All users including principal investigators must confirm when
requested that they and their research group still require the account
on the facility's machines. Specifically, at the beginning of every Fall
semester, all accounts will be reviewed to determine if they should be
continued. The purpose is to avoid large numbers of inactive accounts.
This facility is not suitable for long-term data storage; users are
required to move their data off the machine at the completion of
projects. An account cannot be kept open solely for the purpose of
access to data on the machine.
Users who wish to continue their account on the system are required
to supply proofs of outcomes of the usage of the machine, including for
instance publications, presentations, preprints, grant proposals
including funding requests for nodes on the machine.
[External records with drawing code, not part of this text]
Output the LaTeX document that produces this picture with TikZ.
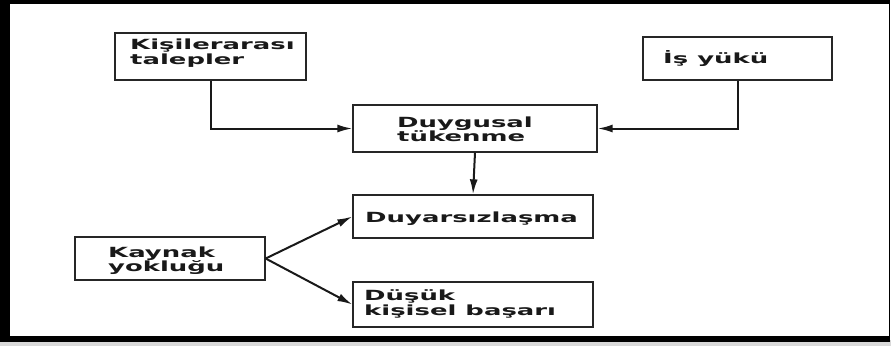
\documentclass[tikz,border=0pt]{standalone}
\usepackage{fontspec}
\newfontfamily\boxfont{DejaVu Sans Bold}[FakeStretch=1.85]
\usetikzlibrary{arrows.meta}
\tikzset{
  box/.style={draw=black!85, line width=1.3pt, inner sep=0pt},
  lbl/.style={anchor=base west, inner sep=0pt, font=\boxfont\fontsize{14}{14}\selectfont, text=black!90},
  arr/.style={line width=2pt, black!90, -{Latex[length=15pt,width=8pt]}}
}
\begin{document}
\begin{tikzpicture}[x=1pt,y=-1pt]
\useasboundingbox (0,0) rectangle (891,346);
% frame
\fill[black!15] (0,340) rectangle (891,346);
\fill[black] (0,0) rectangle (890,342);
\fill[white] (10,4) rectangle (888.5,336);
% boxes
\node[box, minimum width=191pt, minimum height=47pt] (kis) at (210.5,56.5) {};
\node[box, minimum width=244pt, minimum height=47pt] (duy) at (475,128.5) {};
\node[box, minimum width=189pt, minimum height=43pt] (isy) at (737.5,58.5) {};
\node[box, minimum width=240pt, minimum height=43pt] (dys) at (473,216.5) {};
\node[box, minimum width=240pt, minimum height=45pt] (dus) at (473,304.5) {};
\node[box, minimum width=190pt, minimum height=43pt] (kay) at (170,258.5) {};
% labels
\node[lbl] (t1a) at (130,49.5) {Kişilerarası};
\node[lbl] (t1b) at (130,64) {talepler};
\node[lbl] (t2a) at (397,127) {Duygusal};
\node[lbl] (t2b) at (397,141) {tükenme};
\node[lbl] (t3) at (663,63) {İş yükü};
\node[lbl] (t4) at (365,222) {Duyarsızlaşma};
\node[lbl] (t5a) at (364,300) {Düşük};
\node[lbl] (t5b) at (364,315) {kişisel başarı};
\node[lbl] (t6a) at (108,257) {Kaynak};
\node[lbl] (t6b) at (108,271) {yokluğu};
% connectors
\draw[arr] (kis.south) |- (duy.west);
\draw[arr] (isy.south) |- (duy.east);
\draw[arr] (duy.south) -- (dys.north);
\draw[arr] (kay.east) -- (dys.west);
\draw[arr] (kay.east) -- (dus.west);
\end{tikzpicture}
\end{document}
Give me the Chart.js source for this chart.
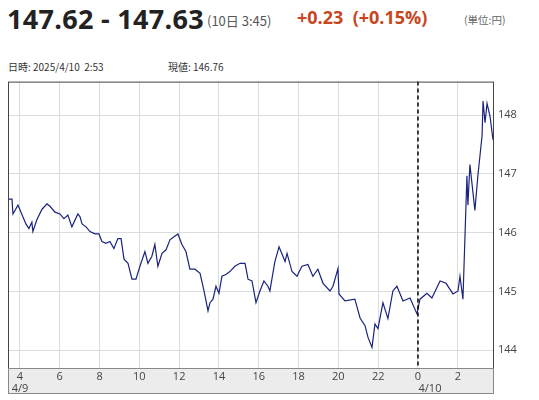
<!DOCTYPE html>
<html>
<head>
<meta charset="utf-8">
<script src="https://cdn.jsdelivr.net/npm/chart.js@4"></script>
<style>
  body { margin: 0; width: 539px; height: 400px; background: #fff; font-family: "Noto Sans CJK JP", "Open Sans", sans-serif; position: relative; overflow: hidden; }
  .price { position: absolute; left: 7px; top: 0px; font: bold 27px "Open Sans", sans-serif; color: #222; white-space: nowrap; letter-spacing: 0.3px; }
  .time { position: absolute; left: 207px; top: 11px; font-size: 13px; color: #555; }
  .chg { position: absolute; left: 297px; top: 5px; font: bold 18px "Open Sans", sans-serif; color: #c8461e; white-space: nowrap; }
  .unit { position: absolute; left: 464px; top: 12px; font-size: 10.5px; color: #666; }
  .info { position: absolute; top: 59px; font-size: 10px; color: #333; white-space: nowrap; }
  #wrap { position: absolute; left: 0; top: 70px; width: 539px; height: 330px; }
</style>
</head>
<body>
<div class="price">147.62 - 147.63</div>
<div class="time">(10日 3:45)</div>
<div class="chg">+0.23&nbsp;&nbsp;(+0.15%)</div>
<div class="unit">(単位:円)</div>
<div class="info" style="left:8px">日時: 2025/4/10&nbsp;&nbsp;2:53</div>
<div class="info" style="left:168px">現値: 146.76</div>
<div id="wrap"><canvas id="c"></canvas></div>
<script>
// hours since 4/9 00:00
const hours = [3.40,3.60,3.65,3.90,4.00,4.30,4.45,4.60,4.65,4.85,5.11,5.36,5.51,5.76,6.01,6.21,6.41,6.61,6.91,7.02,
  7.12,7.32,7.52,7.77,7.97,8.12,8.32,8.52,8.72,8.92,9.08,9.23,9.43,9.63,9.83,10.03,10.28,10.43,10.63,10.78,
  10.93,11.14,11.34,11.54,11.74,11.94,12.14,12.34,12.54,12.79,13.05,13.25,13.45,13.55,13.70,13.85,14.00,14.15,14.35,14.55,
  14.80,15.06,15.31,15.46,15.66,15.86,16.06,16.26,16.46,16.56,16.81,17.02,17.32,17.42,17.67,17.92,18.17,18.47,18.72,18.97,
  19.23,19.58,19.73,19.98,20.03,20.33,20.83,21.09,21.34,21.49,21.69,21.84,21.99,22.24,22.49,22.74,22.94,23.25,23.60,23.95,
  24.10,24.45,24.70,25.11,25.41,25.76,26.01,26.11,26.26,26.46,26.51,26.61,26.76,26.86,27.01,27.22,27.27,27.37,27.47,27.62,27.77];
const prices = [146.57,146.57,146.32,146.47,146.39,146.15,146.07,146.18,146.02,146.22,146.40,146.49,146.45,146.35,146.32,146.24,146.30,146.10,146.32,146.27,
  146.15,146.10,146.02,145.98,145.98,145.85,145.82,145.85,145.73,145.90,145.90,145.55,145.48,145.21,145.21,145.43,145.68,145.48,145.60,145.80,
  145.43,145.65,145.71,145.88,145.93,145.98,145.80,145.68,145.38,145.38,145.31,145.01,144.67,144.81,144.87,145.09,144.97,145.26,145.29,145.34,
  145.43,145.48,145.48,145.21,145.18,144.81,145.01,145.18,145.09,145.01,145.51,145.76,145.51,145.65,145.34,145.26,145.43,145.46,145.26,145.38,
  145.14,145.01,145.09,145.39,144.96,144.84,144.87,144.55,144.42,144.22,144.05,144.45,144.37,144.81,144.54,145.01,145.09,144.84,144.89,144.62,
  144.87,144.97,144.89,145.18,145.14,144.96,145.01,145.26,144.87,146.97,146.47,147.16,146.69,146.38,146.97,147.65,148.24,147.87,148.20,147.98,147.58];
const xTicks = [4, 6, 8, 10, 12, 14, 16, 18, 20, 22, 24, 26];
const yTicks = [144, 145, 146, 147, 148];
const dayLabels = [[4, '4/9'], [24, '4/10']];
const dayBreak = 24;

const frame = {
  id: 'frame',
  beforeDraw(chart) {
    const { ctx, chartArea: a } = chart;
    ctx.save();
    ctx.fillStyle = '#ececec';
    ctx.fillRect(a.left, a.bottom, a.right - a.left, 25);
    ctx.restore();
  },
  afterDraw(chart) {
    const { ctx, chartArea: a, scales: { x } } = chart;
    ctx.save();
    const bx = x.getPixelForValue(dayBreak);
    ctx.strokeStyle = '#000';
    ctx.lineWidth = 1.5;
    ctx.setLineDash([4, 3]);
    ctx.beginPath(); ctx.moveTo(bx, a.top); ctx.lineTo(bx, a.bottom); ctx.stroke();
    ctx.setLineDash([]);
    ctx.strokeStyle = '#444';
    ctx.lineWidth = 1;
    ctx.strokeRect(a.left + 0.5, a.top + 0.5, a.right - a.left, a.bottom - a.top);
    ctx.strokeStyle = '#888';
    ctx.strokeRect(a.left + 0.5, a.bottom + 0.5, a.right - a.left, 25);
    ctx.fillStyle = '#444';
    ctx.font = '11px "Open Sans", sans-serif';
    ctx.textAlign = 'center';
    dayLabels.forEach(([h, t]) => {
      const px = x.getPixelForValue(h) + (h === 24 ? 12 : 0);
      ctx.fillText(t, px, a.bottom + 24);
    });
    ctx.restore();
  }
};

new Chart(document.getElementById('c'), {
  type: 'line',
  data: {
    datasets: [{
      data: hours.map((h, i) => ({ x: h, y: prices[i] })),
      borderColor: '#1a237e',
      borderWidth: 1.2,
      pointRadius: 0,
      tension: 0,
    }],
  },
  options: {
    responsive: true,
    maintainAspectRatio: false,
    animation: false,
    layout: { padding: { left: 8, top: 8, bottom: 7, right: 0 } },
    plugins: { legend: { display: false }, tooltip: { enabled: false } },
    scales: {
      x: {
        type: 'linear',
        min: 3.4,
        max: 27.77,
        afterBuildTicks: (s) => { s.ticks = xTicks.map((v) => ({ value: v })); },
        afterFit: (s) => { s.height = 25; },
        ticks: {
          color: '#444',
          font: { family: "'Open Sans', sans-serif", size: 11 },
          padding: 2,
          maxRotation: 0,
          callback: (v) => String(v % 24),
        },
        grid: { color: '#dcdcdc', drawTicks: false },
        border: { display: false },
      },
      y: {
        position: 'right',
        min: 143.7,
        max: 148.57,
        afterBuildTicks: (s) => { s.ticks = yTicks.map((v) => ({ value: v })); },
        afterFit: (s) => { s.width = 46; },
        ticks: {
          color: '#444',
          font: { family: "'Open Sans', sans-serif", size: 11 },
          padding: 5,
        },
        grid: { color: '#dcdcdc', drawTicks: false },
        border: { display: false },
      },
    },
  },
  plugins: [frame],
});
</script>
</body>
</html>
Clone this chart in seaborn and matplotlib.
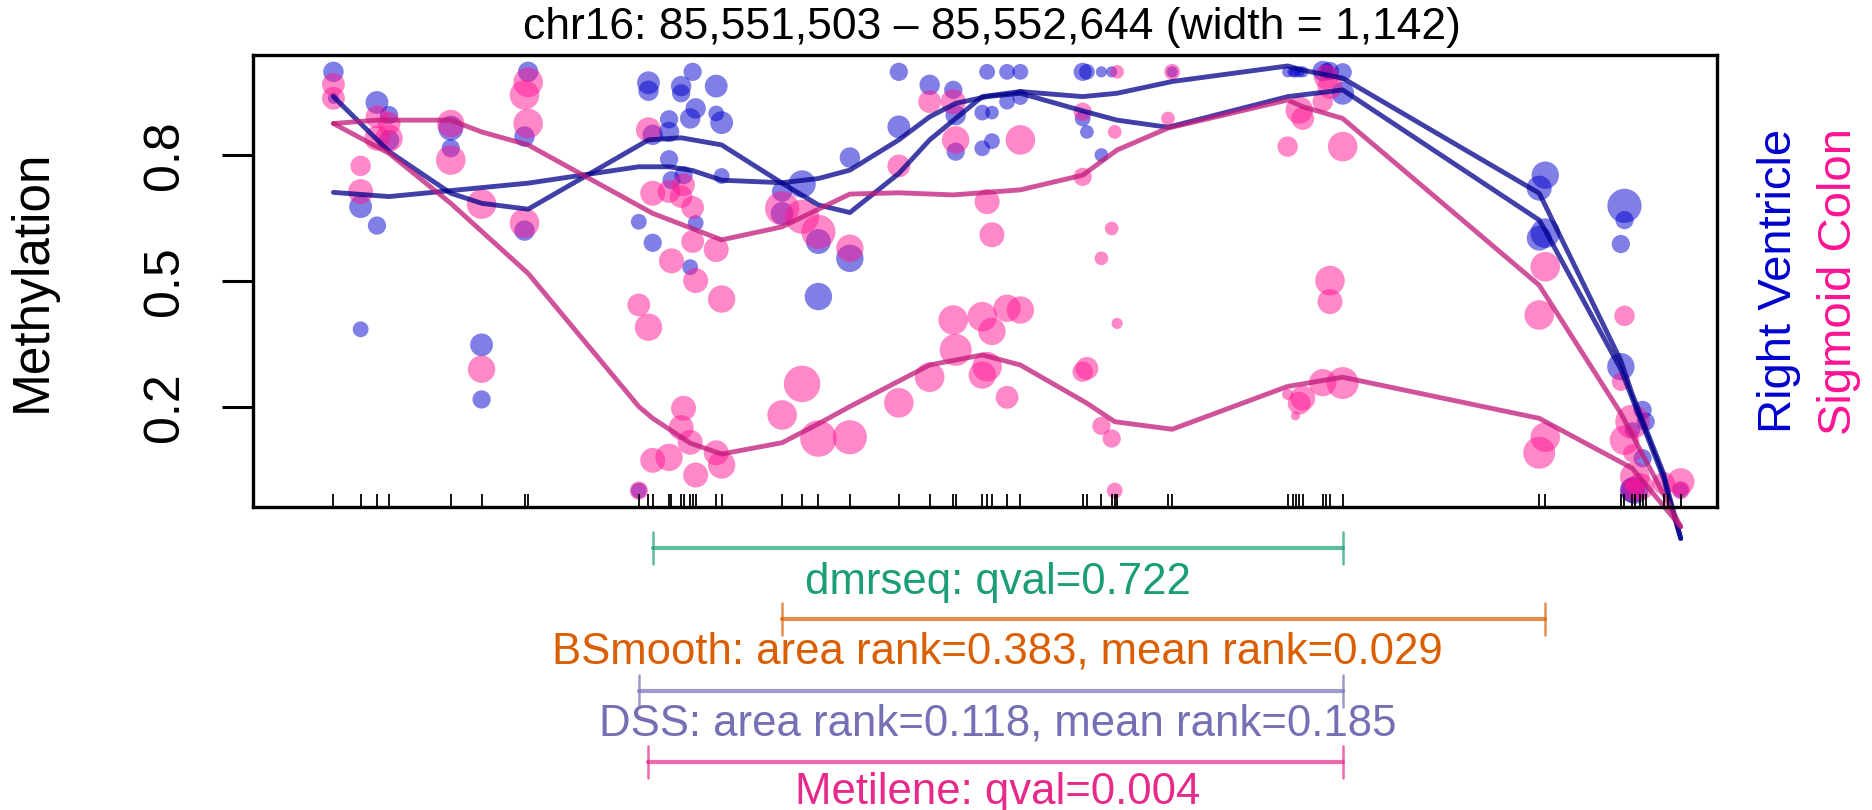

Users are required
to submit such proofs continuously throughout the year, but also
specifically at the time of account review at the beginning of the Fall
semester. If no information is received upon request or there was no
effort to help maintain the facility, the user's account including all
accounts sponsored by the faculty member will be suspended and/or their
priority of usage reduced. To help with the documentation of research
results, we provide at part of this webpage a Publications page where
technical reports of results can be posted as well as webpages for each
project, where publications and presentations of the research can be
posted throughout the year.
The philosophy adopted here is one of granting an account on this
facility first and then requiring help in maintaining it, as opposed to
requiring up-front payment to use the facility or on-going charge-backs.
This approach allows
researchers to start using the facility immediately at any point in the
year and to obtain initial research results using it. In turn and using
these results, it is then necessary for users to actively demonstrate
results as well as to search for funding to sustain the facility.
Effectiveness of these Rules
The HPCF Governance Committee approved these usage rules and
the associated implementation in the scheduling rules in Spring 2011.
It is subject to periodic review and future changes.